▸ **Task to complete**
Copy the data that follows, character for character, minus the pictures.
-------- Records to use --------
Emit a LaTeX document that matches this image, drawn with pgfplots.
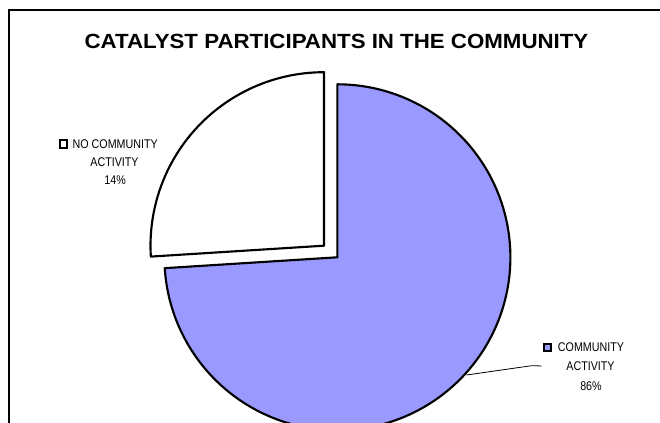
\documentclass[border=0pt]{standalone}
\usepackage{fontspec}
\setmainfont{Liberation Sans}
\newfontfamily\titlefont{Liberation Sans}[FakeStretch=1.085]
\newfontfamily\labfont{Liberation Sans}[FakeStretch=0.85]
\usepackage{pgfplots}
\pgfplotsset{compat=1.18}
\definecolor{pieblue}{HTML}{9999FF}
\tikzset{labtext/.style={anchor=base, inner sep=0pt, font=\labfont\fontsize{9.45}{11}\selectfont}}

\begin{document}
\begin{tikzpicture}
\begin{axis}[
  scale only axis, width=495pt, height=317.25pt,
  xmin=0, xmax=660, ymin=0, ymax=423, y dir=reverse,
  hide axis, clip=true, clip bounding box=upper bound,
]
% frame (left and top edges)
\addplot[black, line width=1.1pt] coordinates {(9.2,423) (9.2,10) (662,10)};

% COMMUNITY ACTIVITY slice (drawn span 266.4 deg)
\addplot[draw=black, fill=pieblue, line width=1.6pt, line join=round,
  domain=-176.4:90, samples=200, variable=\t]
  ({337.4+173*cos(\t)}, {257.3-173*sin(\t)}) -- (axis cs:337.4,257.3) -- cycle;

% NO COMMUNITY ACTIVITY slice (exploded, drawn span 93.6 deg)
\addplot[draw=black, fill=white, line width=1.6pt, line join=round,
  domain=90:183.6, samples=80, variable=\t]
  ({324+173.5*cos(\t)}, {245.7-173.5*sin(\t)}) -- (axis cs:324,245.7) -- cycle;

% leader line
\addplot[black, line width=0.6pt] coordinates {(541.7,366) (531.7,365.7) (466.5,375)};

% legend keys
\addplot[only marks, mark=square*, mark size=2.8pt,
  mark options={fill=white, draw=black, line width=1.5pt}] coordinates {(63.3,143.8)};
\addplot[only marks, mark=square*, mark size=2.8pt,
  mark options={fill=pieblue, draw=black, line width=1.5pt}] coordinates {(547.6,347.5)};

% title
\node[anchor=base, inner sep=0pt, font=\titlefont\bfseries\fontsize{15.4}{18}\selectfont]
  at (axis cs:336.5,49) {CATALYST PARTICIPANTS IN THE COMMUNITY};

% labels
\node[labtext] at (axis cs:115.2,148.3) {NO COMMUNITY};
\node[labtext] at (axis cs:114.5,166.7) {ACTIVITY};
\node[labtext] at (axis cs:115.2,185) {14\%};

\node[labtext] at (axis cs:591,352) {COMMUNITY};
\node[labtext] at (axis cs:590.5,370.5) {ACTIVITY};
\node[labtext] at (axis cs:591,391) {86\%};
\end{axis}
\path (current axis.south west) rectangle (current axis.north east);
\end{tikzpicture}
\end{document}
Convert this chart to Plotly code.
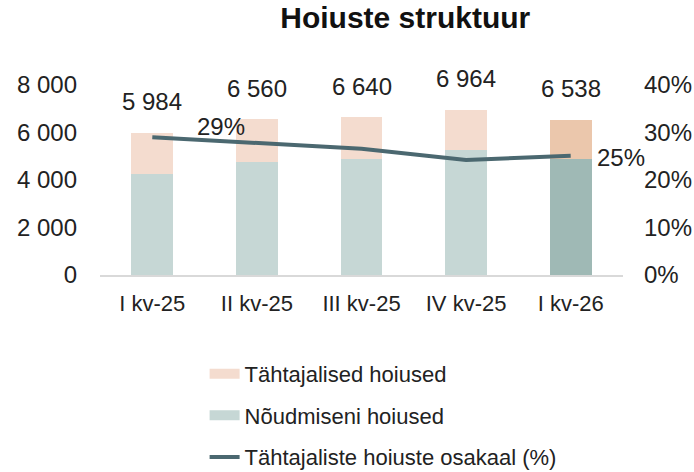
--------
▸ **Written response**
Emit a LaTeX document that matches this image, drawn with pgfplots.
\documentclass[border=0pt]{standalone}
\usepackage{fontspec}
\setmainfont{Liberation Sans}
\newfontfamily\titlefont{Liberation Sans}[FakeStretch=1.085]
\newfontfamily\labfont{Liberation Sans}[FakeStretch=0.85]
\usepackage{pgfplots}
\pgfplotsset{compat=1.18}
\definecolor{pieblue}{HTML}{9999FF}
\tikzset{labtext/.style={anchor=base, inner sep=0pt, font=\labfont\fontsize{9.45}{11}\selectfont}}

\begin{document}
\begin{tikzpicture}
\begin{axis}[
  scale only axis, width=495pt, height=317.25pt,
  xmin=0, xmax=660, ymin=0, ymax=423, y dir=reverse,
  hide axis, clip=true, clip bounding box=upper bound,
]
% frame (left and top edges)
\addplot[black, line width=1.1pt] coordinates {(9.2,423) (9.2,10) (662,10)};

% COMMUNITY ACTIVITY slice (drawn span 266.4 deg)
\addplot[draw=black, fill=pieblue, line width=1.6pt, line join=round,
  domain=-176.4:90, samples=200, variable=\t]
  ({337.4+173*cos(\t)}, {257.3-173*sin(\t)}) -- (axis cs:337.4,257.3) -- cycle;

% NO COMMUNITY ACTIVITY slice (exploded, drawn span 93.6 deg)
\addplot[draw=black, fill=white, line width=1.6pt, line join=round,
  domain=90:183.6, samples=80, variable=\t]
  ({324+173.5*cos(\t)}, {245.7-173.5*sin(\t)}) -- (axis cs:324,245.7) -- cycle;

% leader line
\addplot[black, line width=0.6pt] coordinates {(541.7,366) (531.7,365.7) (466.5,375)};

% legend keys
\addplot[only marks, mark=square*, mark size=2.8pt,
  mark options={fill=white, draw=black, line width=1.5pt}] coordinates {(63.3,143.8)};
\addplot[only marks, mark=square*, mark size=2.8pt,
  mark options={fill=pieblue, draw=black, line width=1.5pt}] coordinates {(547.6,347.5)};

% title
\node[anchor=base, inner sep=0pt, font=\titlefont\bfseries\fontsize{15.4}{18}\selectfont]
  at (axis cs:336.5,49) {CATALYST PARTICIPANTS IN THE COMMUNITY};

% labels
\node[labtext] at (axis cs:115.2,148.3) {NO COMMUNITY};
\node[labtext] at (axis cs:114.5,166.7) {ACTIVITY};
\node[labtext] at (axis cs:115.2,185) {14\%};

\node[labtext] at (axis cs:591,352) {COMMUNITY};
\node[labtext] at (axis cs:590.5,370.5) {ACTIVITY};
\node[labtext] at (axis cs:591,391) {86\%};
\end{axis}
\path (current axis.south west) rectangle (current axis.north east);
\end{tikzpicture}
\end{document}
Convert this chart to Plotly code.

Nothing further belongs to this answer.